What active return measures
Active return isolates the performance contribution from active decisions: the choice to hold different securities from the benchmark, in different weights, for different periods. A portfolio that holds the benchmark exactly—same securities, same weights—will have zero active return every period. Any deviation from benchmark weights, whether intentional or structural, produces positive or negative active return.
Active return is a period-by-period measure. It can be computed for any horizon—daily, monthly, quarterly, annually—and the choice of period affects how it accumulates over time. Over longer periods, active return is typically summarised as the difference in annualised returns between the portfolio and the benchmark. Active return differs from alpha, which adjusts for the systematic risk taken (via beta) before measuring outperformance. Alpha is the risk-adjusted active return; active return is the unadjusted raw difference.
The formula
Formula
AR = Rp − Rb
Where:
Rp = portfolio return in the period
Rb = benchmark return in the same period
How to interpret active return
Positive active return means the portfolio outperformed the benchmark in that period. Negative active return means it underperformed. A single period's active return is not informative on its own—it could be luck, style timing, or genuine skill. The meaningful question is whether active return is consistently positive across many periods, or whether the distribution of active returns has a positive mean once averaged over a full market cycle.

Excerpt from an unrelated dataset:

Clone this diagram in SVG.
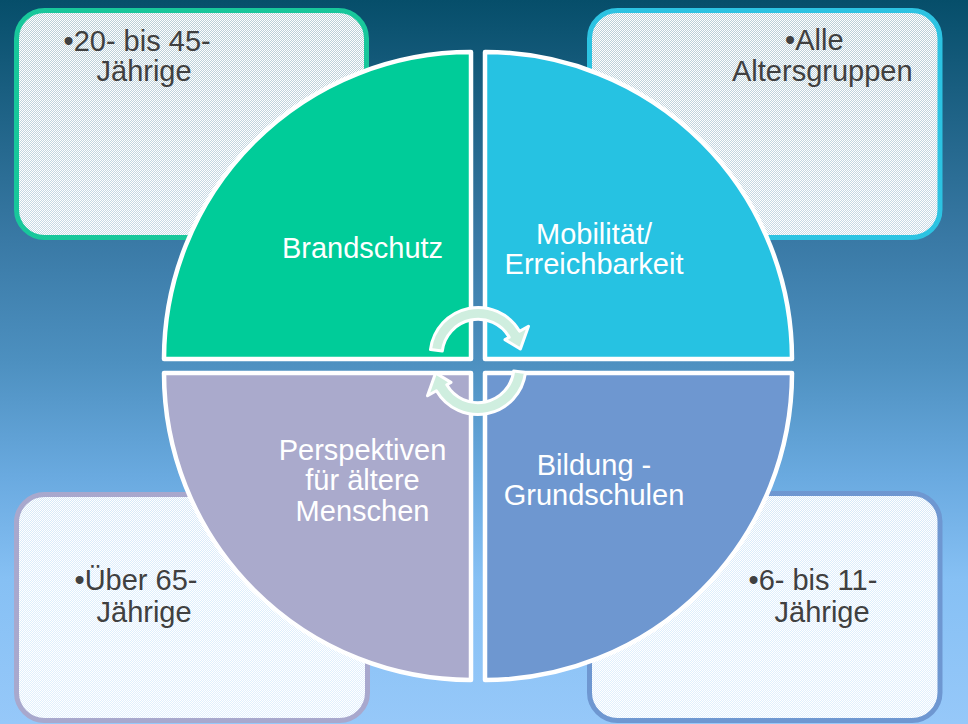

The time series of period-by-period active returns is the foundation for tracking error: tracking error is the standard deviation of those active returns. A portfolio with high average active return but also high variability in active returns—some periods dramatically outperforming, others dramatically underperforming—will have a lower information ratio than a portfolio with similar average active return but more consistent period-by-period delivery. Consistency of active return matters, not just its average level.
Rolling active return
The full-period active return is a single number that obscures the evolution of relative performance. The rolling active return applies the same calculation over a sliding window, producing a time series of how the portfolio has performed relative to its benchmark across different market environments. Persistent positive rolling active return across multiple market regimes—bull markets and bear markets, high-volatility and low-volatility periods—provides stronger evidence of a durable edge than full-period outperformance concentrated in one episode. Rolling analysis reveals regime-dependent variation in the metric over time.
Limitations
Active return measures the return difference without adjusting for risk. A portfolio that takes significantly more market risk than its benchmark—higher beta—will tend to outperform in rising markets and underperform in falling ones, producing positive average active return in bull markets that is purely a function of leverage rather than skill. Comparing raw active returns across portfolios without accounting for the risk taken to generate them is misleading.
Active return is also sensitive to the benchmark chosen. The same portfolio can show strongly positive active return against one benchmark and negative active return against another. This is particularly relevant for multi-asset portfolios that span several asset classes, where no single benchmark accurately represents the portfolio's investment universe. See how to choose a benchmark for guidance.
Active return in pfolio
Active return against the benchmark is not currently displayed as a standalone metric in pfolio Insights. Portfolio and benchmark cumulative returns are shown side by side in the performance comparison section; active return can be read directly by comparing the two lines at any point in time.